> DATASET:
○ ○ ○ ○
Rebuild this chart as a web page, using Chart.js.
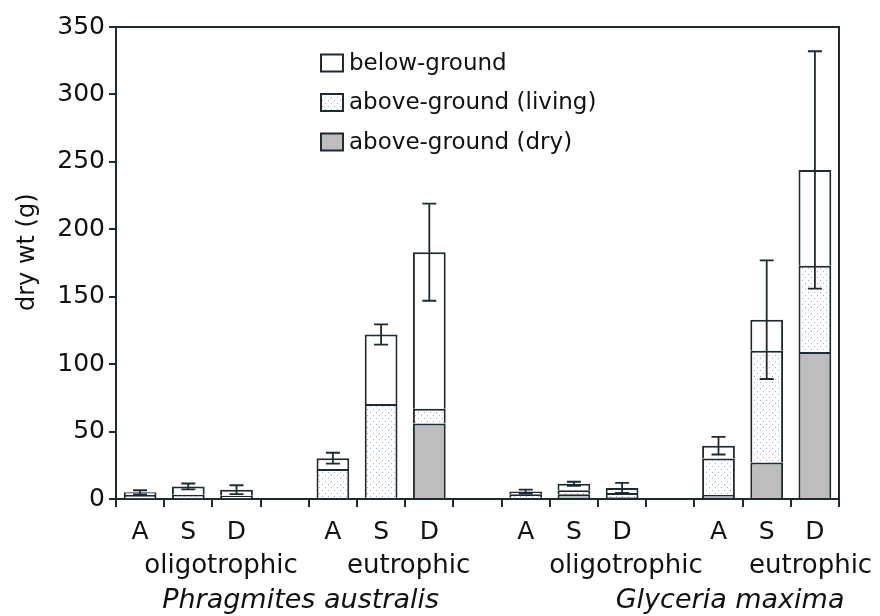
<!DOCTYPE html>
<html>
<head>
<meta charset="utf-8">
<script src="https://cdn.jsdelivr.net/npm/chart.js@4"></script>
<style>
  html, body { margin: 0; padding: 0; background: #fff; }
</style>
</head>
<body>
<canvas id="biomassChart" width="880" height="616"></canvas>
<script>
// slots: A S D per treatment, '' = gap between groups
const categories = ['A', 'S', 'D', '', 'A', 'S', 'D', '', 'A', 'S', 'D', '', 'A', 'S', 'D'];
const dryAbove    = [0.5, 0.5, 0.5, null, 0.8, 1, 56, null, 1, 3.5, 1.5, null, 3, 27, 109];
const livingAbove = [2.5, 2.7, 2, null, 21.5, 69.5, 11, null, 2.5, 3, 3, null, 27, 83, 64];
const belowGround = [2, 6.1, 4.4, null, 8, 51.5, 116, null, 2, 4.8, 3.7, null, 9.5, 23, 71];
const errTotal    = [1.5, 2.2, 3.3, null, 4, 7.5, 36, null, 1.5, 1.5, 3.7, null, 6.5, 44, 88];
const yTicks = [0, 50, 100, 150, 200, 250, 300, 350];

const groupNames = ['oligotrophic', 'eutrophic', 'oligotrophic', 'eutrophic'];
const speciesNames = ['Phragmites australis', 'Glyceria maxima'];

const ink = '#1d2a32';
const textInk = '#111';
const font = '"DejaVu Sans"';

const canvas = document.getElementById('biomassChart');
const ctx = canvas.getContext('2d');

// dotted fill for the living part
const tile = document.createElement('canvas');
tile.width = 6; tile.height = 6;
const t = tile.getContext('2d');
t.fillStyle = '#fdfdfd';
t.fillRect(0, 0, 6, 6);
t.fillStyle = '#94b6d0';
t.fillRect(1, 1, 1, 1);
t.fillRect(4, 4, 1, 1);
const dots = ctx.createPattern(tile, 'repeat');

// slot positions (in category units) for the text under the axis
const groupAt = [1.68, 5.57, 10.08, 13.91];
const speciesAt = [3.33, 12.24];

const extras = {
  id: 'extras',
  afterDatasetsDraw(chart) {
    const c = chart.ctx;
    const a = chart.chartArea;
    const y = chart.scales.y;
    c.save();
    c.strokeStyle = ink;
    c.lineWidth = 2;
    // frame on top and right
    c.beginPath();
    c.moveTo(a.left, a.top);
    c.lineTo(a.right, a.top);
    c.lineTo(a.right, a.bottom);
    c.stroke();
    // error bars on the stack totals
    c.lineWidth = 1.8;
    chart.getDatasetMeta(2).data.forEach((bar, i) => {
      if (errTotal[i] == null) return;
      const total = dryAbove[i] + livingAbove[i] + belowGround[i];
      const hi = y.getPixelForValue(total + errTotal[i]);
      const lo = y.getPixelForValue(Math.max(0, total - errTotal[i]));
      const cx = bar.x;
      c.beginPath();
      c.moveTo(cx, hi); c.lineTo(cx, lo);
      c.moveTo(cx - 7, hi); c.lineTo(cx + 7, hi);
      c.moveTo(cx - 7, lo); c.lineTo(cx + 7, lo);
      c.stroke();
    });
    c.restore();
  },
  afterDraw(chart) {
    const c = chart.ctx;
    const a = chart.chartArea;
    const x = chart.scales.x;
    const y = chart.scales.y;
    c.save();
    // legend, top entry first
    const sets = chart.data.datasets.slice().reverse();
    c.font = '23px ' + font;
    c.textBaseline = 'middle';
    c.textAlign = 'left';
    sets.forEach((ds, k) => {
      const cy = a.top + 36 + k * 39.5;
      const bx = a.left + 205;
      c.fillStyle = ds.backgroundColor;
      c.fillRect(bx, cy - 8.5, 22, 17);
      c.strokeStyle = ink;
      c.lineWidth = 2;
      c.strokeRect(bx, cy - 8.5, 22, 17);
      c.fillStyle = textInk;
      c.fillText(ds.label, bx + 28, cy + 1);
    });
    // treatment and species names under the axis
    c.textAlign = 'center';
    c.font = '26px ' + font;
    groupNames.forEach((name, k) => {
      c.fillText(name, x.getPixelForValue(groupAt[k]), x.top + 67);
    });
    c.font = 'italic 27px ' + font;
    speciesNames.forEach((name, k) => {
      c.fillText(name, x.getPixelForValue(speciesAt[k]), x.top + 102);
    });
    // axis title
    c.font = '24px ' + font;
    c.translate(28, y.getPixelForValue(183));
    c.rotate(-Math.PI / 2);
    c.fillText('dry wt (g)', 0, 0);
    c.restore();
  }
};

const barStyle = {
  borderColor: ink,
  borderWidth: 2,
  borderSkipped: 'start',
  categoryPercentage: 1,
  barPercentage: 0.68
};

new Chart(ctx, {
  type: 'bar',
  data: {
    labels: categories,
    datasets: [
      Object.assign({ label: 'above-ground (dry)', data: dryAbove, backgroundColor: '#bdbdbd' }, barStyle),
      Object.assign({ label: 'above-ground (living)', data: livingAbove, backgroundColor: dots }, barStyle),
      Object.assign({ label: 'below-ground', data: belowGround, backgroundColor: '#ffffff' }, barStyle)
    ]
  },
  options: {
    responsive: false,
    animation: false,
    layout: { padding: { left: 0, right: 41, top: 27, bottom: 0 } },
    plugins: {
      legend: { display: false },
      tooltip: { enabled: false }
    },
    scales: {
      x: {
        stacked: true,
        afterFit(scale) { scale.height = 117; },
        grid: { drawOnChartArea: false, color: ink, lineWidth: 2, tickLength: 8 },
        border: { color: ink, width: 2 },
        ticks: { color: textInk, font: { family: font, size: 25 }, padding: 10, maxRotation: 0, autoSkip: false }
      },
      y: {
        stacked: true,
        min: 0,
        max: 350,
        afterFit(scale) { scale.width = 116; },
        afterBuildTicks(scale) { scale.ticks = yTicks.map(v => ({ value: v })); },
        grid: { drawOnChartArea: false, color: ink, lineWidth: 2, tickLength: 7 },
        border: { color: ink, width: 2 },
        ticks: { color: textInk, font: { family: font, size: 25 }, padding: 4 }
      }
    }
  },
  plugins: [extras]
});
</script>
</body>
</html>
○ ○ ○ ○
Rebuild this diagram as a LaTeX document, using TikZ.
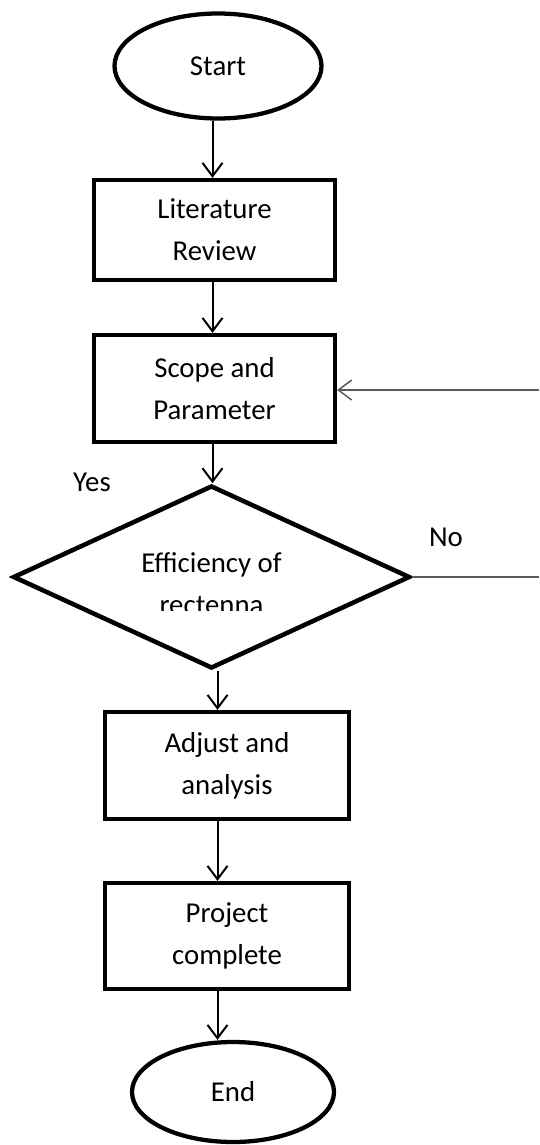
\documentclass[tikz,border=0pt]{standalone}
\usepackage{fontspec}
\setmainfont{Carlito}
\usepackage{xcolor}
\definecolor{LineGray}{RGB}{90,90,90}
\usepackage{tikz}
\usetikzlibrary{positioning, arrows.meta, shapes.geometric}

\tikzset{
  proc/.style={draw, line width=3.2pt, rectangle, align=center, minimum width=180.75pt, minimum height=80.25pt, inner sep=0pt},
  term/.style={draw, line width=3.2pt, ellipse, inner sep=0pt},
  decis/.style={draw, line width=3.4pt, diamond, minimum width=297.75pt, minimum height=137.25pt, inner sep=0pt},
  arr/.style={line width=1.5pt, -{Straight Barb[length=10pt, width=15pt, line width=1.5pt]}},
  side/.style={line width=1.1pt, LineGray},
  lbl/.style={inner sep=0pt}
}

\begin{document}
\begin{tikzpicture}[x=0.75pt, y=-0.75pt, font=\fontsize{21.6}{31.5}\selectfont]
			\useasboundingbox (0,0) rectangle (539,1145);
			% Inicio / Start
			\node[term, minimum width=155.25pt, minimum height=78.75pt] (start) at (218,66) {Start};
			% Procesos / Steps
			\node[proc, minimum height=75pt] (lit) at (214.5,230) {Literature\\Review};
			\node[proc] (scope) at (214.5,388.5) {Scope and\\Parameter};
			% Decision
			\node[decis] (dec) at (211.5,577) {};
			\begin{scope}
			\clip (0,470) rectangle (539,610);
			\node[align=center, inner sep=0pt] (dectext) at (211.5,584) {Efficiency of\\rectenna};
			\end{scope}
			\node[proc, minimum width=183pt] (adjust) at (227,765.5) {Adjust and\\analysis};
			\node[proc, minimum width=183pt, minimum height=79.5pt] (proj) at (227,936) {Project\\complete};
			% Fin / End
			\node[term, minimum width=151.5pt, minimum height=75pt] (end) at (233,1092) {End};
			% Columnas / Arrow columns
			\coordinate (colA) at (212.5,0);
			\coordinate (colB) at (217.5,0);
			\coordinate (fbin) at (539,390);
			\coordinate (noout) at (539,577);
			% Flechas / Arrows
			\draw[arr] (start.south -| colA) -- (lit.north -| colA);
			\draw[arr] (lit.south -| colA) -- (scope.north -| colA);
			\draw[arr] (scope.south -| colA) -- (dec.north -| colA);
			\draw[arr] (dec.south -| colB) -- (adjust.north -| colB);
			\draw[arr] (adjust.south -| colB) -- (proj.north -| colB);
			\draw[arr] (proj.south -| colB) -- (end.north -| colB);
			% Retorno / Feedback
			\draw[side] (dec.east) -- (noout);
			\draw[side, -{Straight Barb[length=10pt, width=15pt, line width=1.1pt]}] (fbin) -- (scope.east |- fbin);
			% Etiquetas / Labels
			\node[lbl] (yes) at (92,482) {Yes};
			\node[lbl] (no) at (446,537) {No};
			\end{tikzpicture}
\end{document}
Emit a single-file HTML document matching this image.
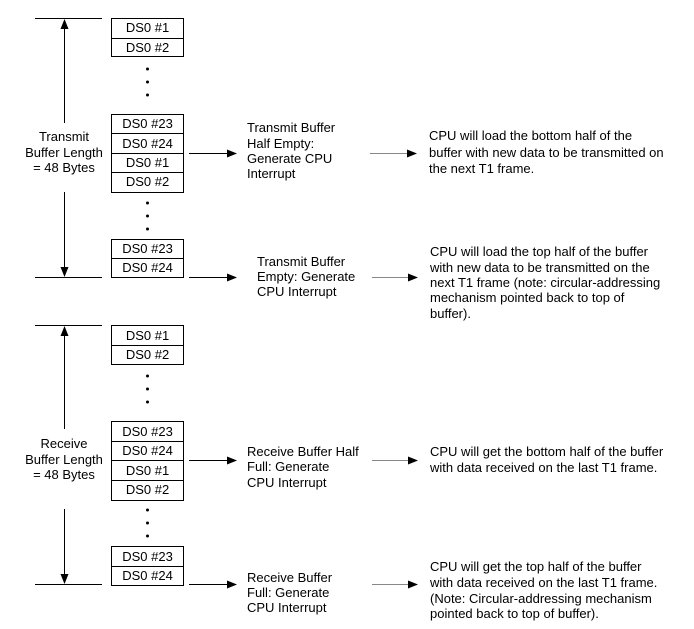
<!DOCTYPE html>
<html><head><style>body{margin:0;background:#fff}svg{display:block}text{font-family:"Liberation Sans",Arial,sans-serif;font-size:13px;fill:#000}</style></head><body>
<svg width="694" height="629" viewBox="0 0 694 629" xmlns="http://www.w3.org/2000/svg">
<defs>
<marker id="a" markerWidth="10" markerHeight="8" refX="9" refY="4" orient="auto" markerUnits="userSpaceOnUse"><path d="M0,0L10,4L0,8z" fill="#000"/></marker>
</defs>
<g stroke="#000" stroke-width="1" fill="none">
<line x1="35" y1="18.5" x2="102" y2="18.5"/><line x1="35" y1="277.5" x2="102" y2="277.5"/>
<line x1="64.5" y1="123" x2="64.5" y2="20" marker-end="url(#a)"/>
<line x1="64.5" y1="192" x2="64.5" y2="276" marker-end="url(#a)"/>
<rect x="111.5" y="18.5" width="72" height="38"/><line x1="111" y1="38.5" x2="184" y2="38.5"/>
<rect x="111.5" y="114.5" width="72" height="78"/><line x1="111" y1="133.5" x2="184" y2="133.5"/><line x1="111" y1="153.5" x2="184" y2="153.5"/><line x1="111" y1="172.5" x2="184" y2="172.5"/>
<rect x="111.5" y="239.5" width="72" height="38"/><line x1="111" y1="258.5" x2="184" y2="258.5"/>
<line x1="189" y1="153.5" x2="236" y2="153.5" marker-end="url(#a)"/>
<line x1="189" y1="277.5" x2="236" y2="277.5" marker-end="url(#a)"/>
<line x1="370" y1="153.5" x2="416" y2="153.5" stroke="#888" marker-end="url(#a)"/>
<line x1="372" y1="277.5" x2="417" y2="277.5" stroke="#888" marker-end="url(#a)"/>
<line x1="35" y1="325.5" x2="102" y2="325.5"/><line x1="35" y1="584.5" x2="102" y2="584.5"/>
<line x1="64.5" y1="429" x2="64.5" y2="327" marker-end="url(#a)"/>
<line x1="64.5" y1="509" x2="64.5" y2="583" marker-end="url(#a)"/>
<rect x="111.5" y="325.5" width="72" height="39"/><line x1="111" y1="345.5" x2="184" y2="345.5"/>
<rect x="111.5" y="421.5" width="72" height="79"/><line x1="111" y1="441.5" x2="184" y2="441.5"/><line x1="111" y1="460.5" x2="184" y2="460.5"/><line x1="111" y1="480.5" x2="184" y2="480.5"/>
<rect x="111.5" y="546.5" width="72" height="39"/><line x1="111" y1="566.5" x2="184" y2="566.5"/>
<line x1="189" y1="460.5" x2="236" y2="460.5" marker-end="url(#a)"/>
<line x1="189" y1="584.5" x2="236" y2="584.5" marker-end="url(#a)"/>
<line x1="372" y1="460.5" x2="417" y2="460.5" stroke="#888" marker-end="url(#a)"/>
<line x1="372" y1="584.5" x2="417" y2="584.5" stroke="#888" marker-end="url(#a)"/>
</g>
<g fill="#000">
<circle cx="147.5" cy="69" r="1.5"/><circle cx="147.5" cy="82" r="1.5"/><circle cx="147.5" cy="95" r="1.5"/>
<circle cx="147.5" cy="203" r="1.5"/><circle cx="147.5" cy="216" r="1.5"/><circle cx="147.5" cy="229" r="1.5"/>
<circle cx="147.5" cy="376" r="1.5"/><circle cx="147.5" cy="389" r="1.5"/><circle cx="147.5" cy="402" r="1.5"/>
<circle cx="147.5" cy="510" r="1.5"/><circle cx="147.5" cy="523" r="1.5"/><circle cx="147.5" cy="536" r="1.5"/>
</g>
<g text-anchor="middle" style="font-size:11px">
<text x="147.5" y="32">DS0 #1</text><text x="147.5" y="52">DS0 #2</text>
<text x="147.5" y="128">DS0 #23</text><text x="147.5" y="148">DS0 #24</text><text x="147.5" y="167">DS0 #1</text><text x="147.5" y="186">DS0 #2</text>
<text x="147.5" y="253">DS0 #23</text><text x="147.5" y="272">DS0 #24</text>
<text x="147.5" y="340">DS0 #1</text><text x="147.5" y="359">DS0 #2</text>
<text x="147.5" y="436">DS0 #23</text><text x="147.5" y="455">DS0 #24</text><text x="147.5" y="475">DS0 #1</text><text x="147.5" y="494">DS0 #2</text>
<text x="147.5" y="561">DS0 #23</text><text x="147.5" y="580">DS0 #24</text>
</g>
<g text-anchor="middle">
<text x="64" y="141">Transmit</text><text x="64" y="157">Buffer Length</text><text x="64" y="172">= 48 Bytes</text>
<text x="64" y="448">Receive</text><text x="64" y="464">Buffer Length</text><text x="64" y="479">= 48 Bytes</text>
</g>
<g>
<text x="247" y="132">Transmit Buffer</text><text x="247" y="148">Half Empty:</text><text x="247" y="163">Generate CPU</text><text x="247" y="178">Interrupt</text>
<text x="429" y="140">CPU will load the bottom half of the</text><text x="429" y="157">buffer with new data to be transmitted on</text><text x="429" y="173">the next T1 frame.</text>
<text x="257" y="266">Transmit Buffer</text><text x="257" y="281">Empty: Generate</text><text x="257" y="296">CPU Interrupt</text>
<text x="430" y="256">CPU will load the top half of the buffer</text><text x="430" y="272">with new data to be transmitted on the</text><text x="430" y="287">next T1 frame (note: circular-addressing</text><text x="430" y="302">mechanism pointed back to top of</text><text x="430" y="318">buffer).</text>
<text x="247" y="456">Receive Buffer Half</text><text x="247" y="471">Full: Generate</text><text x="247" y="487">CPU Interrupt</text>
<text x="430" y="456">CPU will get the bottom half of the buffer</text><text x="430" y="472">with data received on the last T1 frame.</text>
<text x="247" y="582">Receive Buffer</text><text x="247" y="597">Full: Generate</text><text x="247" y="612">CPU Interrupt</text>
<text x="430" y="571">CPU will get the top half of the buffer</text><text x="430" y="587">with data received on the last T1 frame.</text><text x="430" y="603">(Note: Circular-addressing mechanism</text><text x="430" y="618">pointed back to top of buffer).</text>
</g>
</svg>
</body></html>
○ ○ ○ ○
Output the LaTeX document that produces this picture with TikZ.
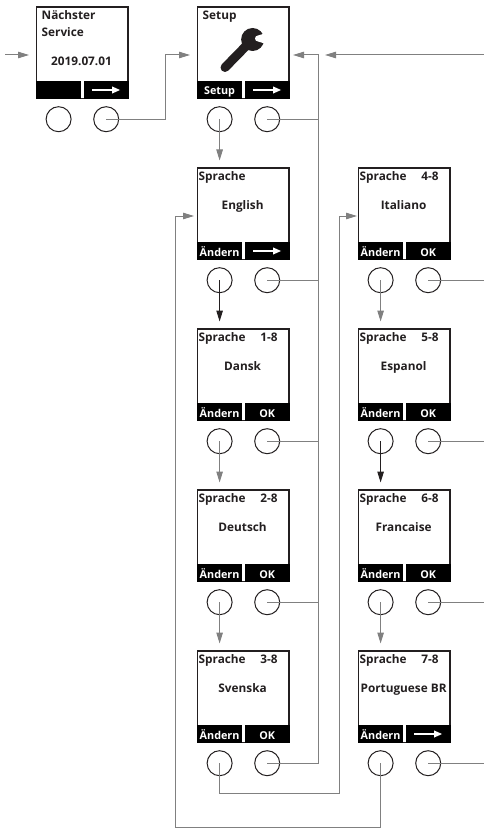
○ ○ ○ ○
Retype only the lines above from the one with "Rebuild this chart" through the one with "const speciesAt = [3.33, 12.24];", exactly and with both ends. Images stay out.

> THE OUTPUT:
Rebuild this chart as a web page, using Chart.js.
<!DOCTYPE html>
<html>
<head>
<meta charset="utf-8">
<script src="https://cdn.jsdelivr.net/npm/chart.js@4"></script>
<style>
  html, body { margin: 0; padding: 0; background: #fff; }
</style>
</head>
<body>
<canvas id="biomassChart" width="880" height="616"></canvas>
<script>
// slots: A S D per treatment, '' = gap between groups
const categories = ['A', 'S', 'D', '', 'A', 'S', 'D', '', 'A', 'S', 'D', '', 'A', 'S', 'D'];
const dryAbove    = [0.5, 0.5, 0.5, null, 0.8, 1, 56, null, 1, 3.5, 1.5, null, 3, 27, 109];
const livingAbove = [2.5, 2.7, 2, null, 21.5, 69.5, 11, null, 2.5, 3, 3, null, 27, 83, 64];
const belowGround = [2, 6.1, 4.4, null, 8, 51.5, 116, null, 2, 4.8, 3.7, null, 9.5, 23, 71];
const errTotal    = [1.5, 2.2, 3.3, null, 4, 7.5, 36, null, 1.5, 1.5, 3.7, null, 6.5, 44, 88];
const yTicks = [0, 50, 100, 150, 200, 250, 300, 350];

const groupNames = ['oligotrophic', 'eutrophic', 'oligotrophic', 'eutrophic'];
const speciesNames = ['Phragmites australis', 'Glyceria maxima'];

const ink = '#1d2a32';
const textInk = '#111';
const font = '"DejaVu Sans"';

const canvas = document.getElementById('biomassChart');
const ctx = canvas.getContext('2d');

// dotted fill for the living part
const tile = document.createElement('canvas');
tile.width = 6; tile.height = 6;
const t = tile.getContext('2d');
t.fillStyle = '#fdfdfd';
t.fillRect(0, 0, 6, 6);
t.fillStyle = '#94b6d0';
t.fillRect(1, 1, 1, 1);
t.fillRect(4, 4, 1, 1);
const dots = ctx.createPattern(tile, 'repeat');

// slot positions (in category units) for the text under the axis
const groupAt = [1.68, 5.57, 10.08, 13.91];
const speciesAt = [3.33, 12.24];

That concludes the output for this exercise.